Problem requirements
Working from the top of the listing below, retype each line through the line containing "sector; insecure or", both included, with no pictures.

Raw data
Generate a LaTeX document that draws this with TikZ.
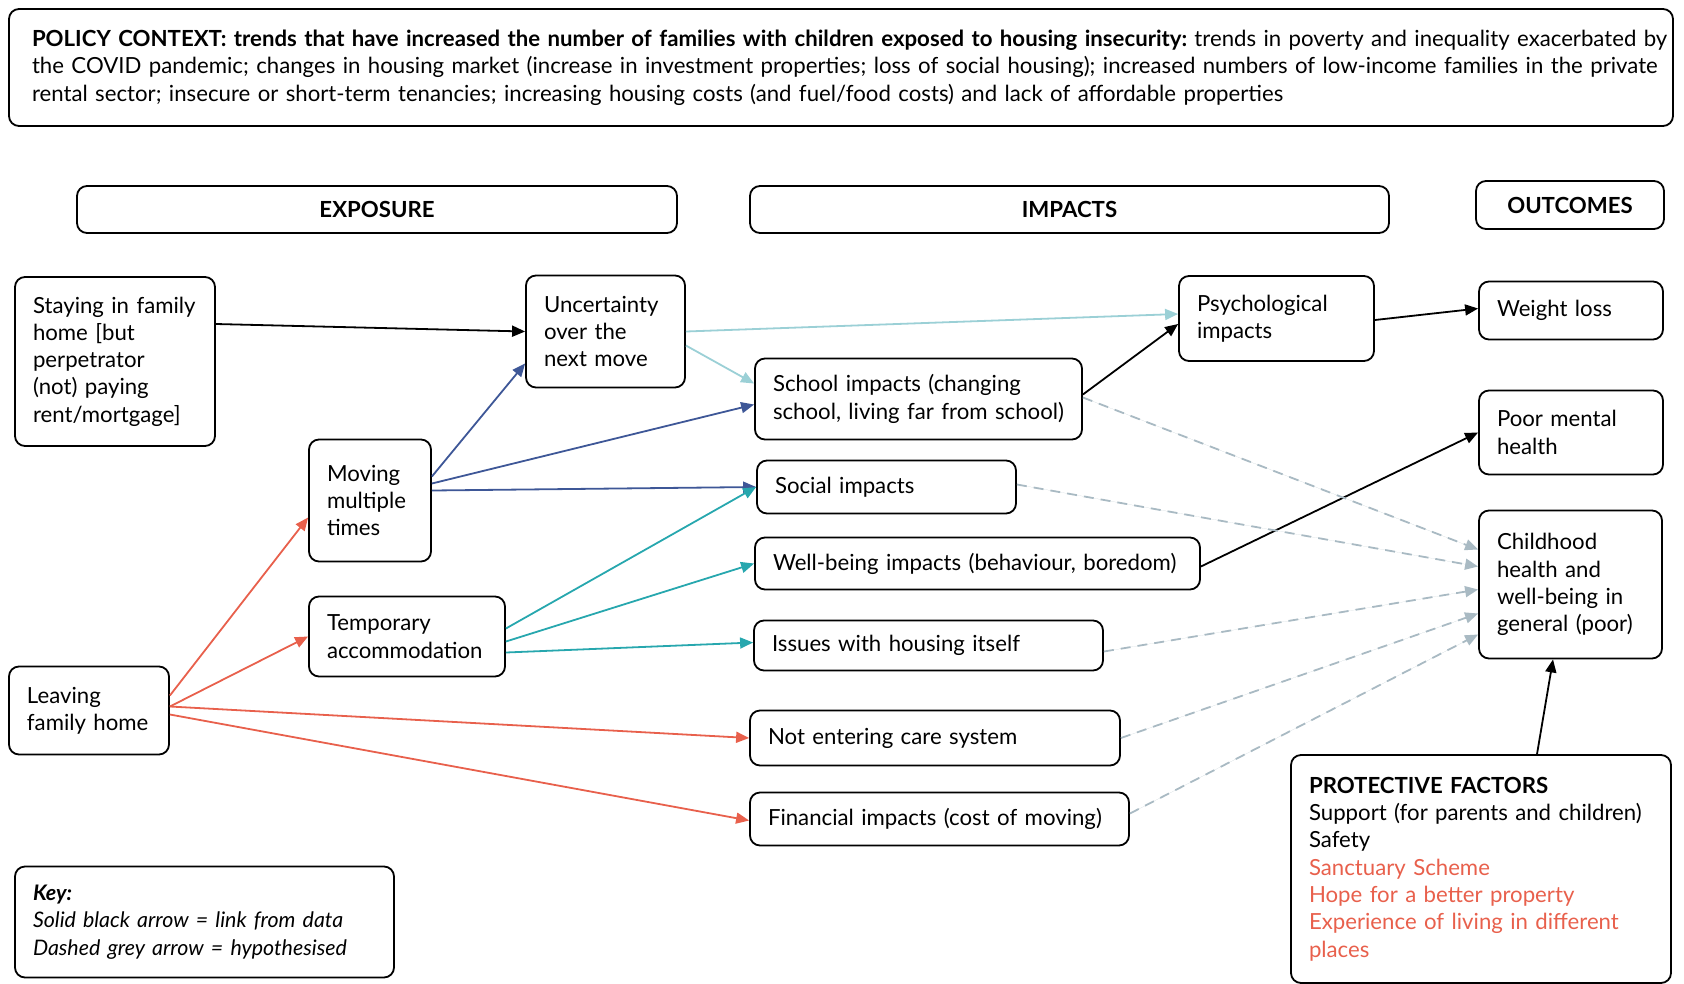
\documentclass[tikz,border=0pt]{standalone}
\usepackage{fontspec}
\setmainfont{Lato}
\usetikzlibrary{arrows.meta}
\definecolor{coral}{HTML}{E8604C}
\definecolor{navyblue}{HTML}{3E5797}
\definecolor{tealc}{HTML}{27A7AE}
\definecolor{palet}{HTML}{9BD0D6}
\definecolor{greyd}{HTML}{A9BAC3}
\begin{document}
\frenchspacing
\begin{tikzpicture}[x=1pt,y=-1pt,
  every node/.style={font=\fontsize{22.2}{27.3}\selectfont},
  box/.style={draw=black,line width=1.8pt,rounded corners=10pt,inner sep=0pt,align=left},
  head/.style={box,align=center,font=\fontsize{22.2}{27.3}\selectfont\bfseries},
  link/.style={line width=1.8pt,-{Triangle[length=13pt,width=11pt]}},
  lnkdata/.style={link,draw=black,fill=black},
  lnkred/.style={link,draw=coral,fill=coral},
  lnknavy/.style={link,draw=navyblue,fill=navyblue},
  lnkteal/.style={link,draw=tealc,fill=tealc},
  lnkpale/.style={link,draw=palet,fill=palet},
  lnkhyp/.style={link,draw=greyd,fill=greyd,dash pattern=on 10pt off 7pt},
]
\useasboundingbox (0,0) rectangle (1684,983);

% context box across the top
\node[box,minimum width=1664pt,minimum height=117pt,text width=1618pt] (policy) at (841,67.5)
  {\mbox{\textbf{POLICY CONTEXT: trends that have increased the number of families with children exposed to housing insecurity:} trends in poverty and inequality exacerbated by}\\
   \mbox{the COVID pandemic; changes in housing market (increase in investment properties; loss of social housing); increased numbers of low-income families in the private}\\
   \mbox{rental sector; insecure or short-term tenancies; increasing housing costs (and fuel/food costs) and lack of affordable properties}};

% column headers
\node[head,minimum width=600pt,minimum height=47pt] (expo) at (377,209.5) {EXPOSURE};
\node[head,minimum width=639pt,minimum height=47pt] (imp) at (1069.5,209.5) {IMPACTS};
\node[head,minimum width=188pt,minimum height=48pt] (outc) at (1570,205) {OUTCOMES};

% exposure
\node[box,minimum width=200pt,minimum height=169pt,text width=164pt] (stay) at (115,361.5)
  {Staying in family\\home [but\\perpetrator\\(not) paying\\rent/mortgage]};
\node[box,minimum width=122pt,minimum height=122pt,text width=86pt] (mov) at (370,500.5)
  {Moving\\multiple\\times};
\node[box,minimum width=196pt,minimum height=80pt,text width=160pt] (tmp) at (407,636.5)
  {Temporary\\accommodation};
\node[box,minimum width=160pt,minimum height=88pt,text width=124pt] (lea) at (89,710.5)
  {Leaving\\family home};
\node[box,minimum width=159pt,minimum height=112pt,text width=123pt] (unc) at (605.5,331.5)
  {Uncertainty\\over the\\next move};

% impacts
\node[box,minimum width=195pt,minimum height=85pt,text width=159pt] (psy) at (1276.5,318.5)
  {Psychological\\impacts};
\node[box,minimum width=327pt,minimum height=81pt,text width=291pt] (sch) at (918.5,399)
  {School impacts (changing\\school, living far from school)};
\node[box,minimum width=259pt,minimum height=53pt,text width=223pt] (soc) at (886.5,487)
  {Social impacts};
\node[box,minimum width=445pt,minimum height=52pt,text width=409pt] (wb) at (977.5,563.5)
  {Well-being impacts (behaviour, boredom)};
\node[box,minimum width=349pt,minimum height=50pt,text width=313pt] (iss) at (928.5,645.5)
  {Issues with housing itself};
\node[box,minimum width=370pt,minimum height=55pt,text width=334pt] (noe) at (935,738)
  {Not entering care system};
\node[box,minimum width=379pt,minimum height=53pt,text width=343pt] (fin) at (939.5,819)
  {Financial impacts (cost of moving)};

% outcomes
\node[box,minimum width=184pt,minimum height=58pt,text width=148pt] (wl) at (1571,310.5)
  {Weight loss};
\node[box,minimum width=184pt,minimum height=84pt,text width=148pt] (pmh) at (1571,432.5)
  {Poor mental\\health};
\node[box,minimum width=183pt,minimum height=148pt,text width=147pt] (chd) at (1570.5,584.5)
  {Childhood\\health and\\well-being in\\general (poor)};

% protective factors and key
\node[box,minimum width=380pt,minimum height=228pt,text width=344pt] (pro) at (1481,869)
  {\textbf{PROTECTIVE FACTORS}\\Support (for parents and children)\\Safety\\
   \textcolor{coral}{Sanctuary Scheme}\\\textcolor{coral}{Hope for a better property}\\
   \textcolor{coral}{Experience of living in different}\\\textcolor{coral}{places}};
\node[box,minimum width=379pt,minimum height=111pt,text width=343pt,
      font=\fontsize{21.4}{27.3}\selectfont\itshape] (key) at (204.5,922)
  {\textbf{Key:}\\Solid black arrow = link from data\\Dashed grey arrow = hypothesised};

% links from exposure
\draw[lnkdata] ([yshift=37.5pt]stay.east) -- (unc.west);
\draw[lnkpale] (unc.east) -- ([yshift=4.5pt]psy.west);
\draw[lnkpale] ([yshift=-14pt]unc.east) -- ([yshift=15.5pt]sch.west);
\draw[lnknavy] ([yshift=24pt]mov.east) -- ([yshift=-32pt]unc.west);
\draw[lnknavy] ([yshift=17pt]mov.east) -- ([yshift=-5.5pt]sch.west);
\draw[lnknavy] ([yshift=10pt]mov.east) -- (soc.west);
\draw[lnkteal] ([yshift=8pt]tmp.east) -- (soc.west);
\draw[lnkteal] ([yshift=-5pt]tmp.east) -- (wb.west);
\draw[lnkteal] ([yshift=-16pt]tmp.east) -- ([yshift=3pt]iss.west);
\draw[lnkred] ([yshift=15pt]lea.east) -- ([yshift=-17pt]mov.west);
\draw[lnkred] ([yshift=4pt]lea.east) -- (tmp.west);
\draw[lnkred] ([yshift=4pt]lea.east) -- (noe.west);
\draw[lnkred] ([yshift=-4pt]lea.east) -- ([yshift=-1.5pt]fin.west);

% links towards outcomes
\draw[lnkdata] ([yshift=4.5pt]sch.east) -- ([yshift=-5.5pt]psy.west);
\draw[lnkdata] ([yshift=-1.5pt]psy.east) -- ([yshift=2pt]wl.west);
\draw[lnkdata] ([yshift=-3pt]wb.east) -- (pmh.west);
\draw[lnkhyp] ([yshift=1.5pt]sch.east) -- ([yshift=35pt]chd.west);
\draw[lnkhyp] ([yshift=2.5pt]soc.east) -- ([yshift=18pt]chd.west);
\draw[lnkhyp] ([yshift=-6pt]iss.east) -- ([yshift=-5pt]chd.west);
\draw[lnkhyp] (noe.east) -- ([yshift=-29pt]chd.west);
\draw[lnkhyp] ([yshift=5.5pt]fin.east) -- ([yshift=-50pt]chd.west);
\draw[lnkdata] ([xshift=56pt]pro.north) -- ([xshift=-17.5pt]chd.south);
\end{tikzpicture}
\end{document}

Response
Generate a LaTeX document that draws this with TikZ.
\documentclass[tikz,border=0pt]{standalone}
\usepackage{fontspec}
\setmainfont{Lato}
\usetikzlibrary{arrows.meta}
\definecolor{coral}{HTML}{E8604C}
\definecolor{navyblue}{HTML}{3E5797}
\definecolor{tealc}{HTML}{27A7AE}
\definecolor{palet}{HTML}{9BD0D6}
\definecolor{greyd}{HTML}{A9BAC3}
\begin{document}
\frenchspacing
\begin{tikzpicture}[x=1pt,y=-1pt,
  every node/.style={font=\fontsize{22.2}{27.3}\selectfont},
  box/.style={draw=black,line width=1.8pt,rounded corners=10pt,inner sep=0pt,align=left},
  head/.style={box,align=center,font=\fontsize{22.2}{27.3}\selectfont\bfseries},
  link/.style={line width=1.8pt,-{Triangle[length=13pt,width=11pt]}},
  lnkdata/.style={link,draw=black,fill=black},
  lnkred/.style={link,draw=coral,fill=coral},
  lnknavy/.style={link,draw=navyblue,fill=navyblue},
  lnkteal/.style={link,draw=tealc,fill=tealc},
  lnkpale/.style={link,draw=palet,fill=palet},
  lnkhyp/.style={link,draw=greyd,fill=greyd,dash pattern=on 10pt off 7pt},
]
\useasboundingbox (0,0) rectangle (1684,983);

% context box across the top
\node[box,minimum width=1664pt,minimum height=117pt,text width=1618pt] (policy) at (841,67.5)
  {\mbox{\textbf{POLICY CONTEXT: trends that have increased the number of families with children exposed to housing insecurity:} trends in poverty and inequality exacerbated by}\\
   \mbox{the COVID pandemic; changes in housing market (increase in investment properties; loss of social housing); increased numbers of low-income families in the private}\\
   \mbox{rental sector; insecure or short-term tenancies; increasing housing costs (and fuel/food costs) and lack of affordable properties}};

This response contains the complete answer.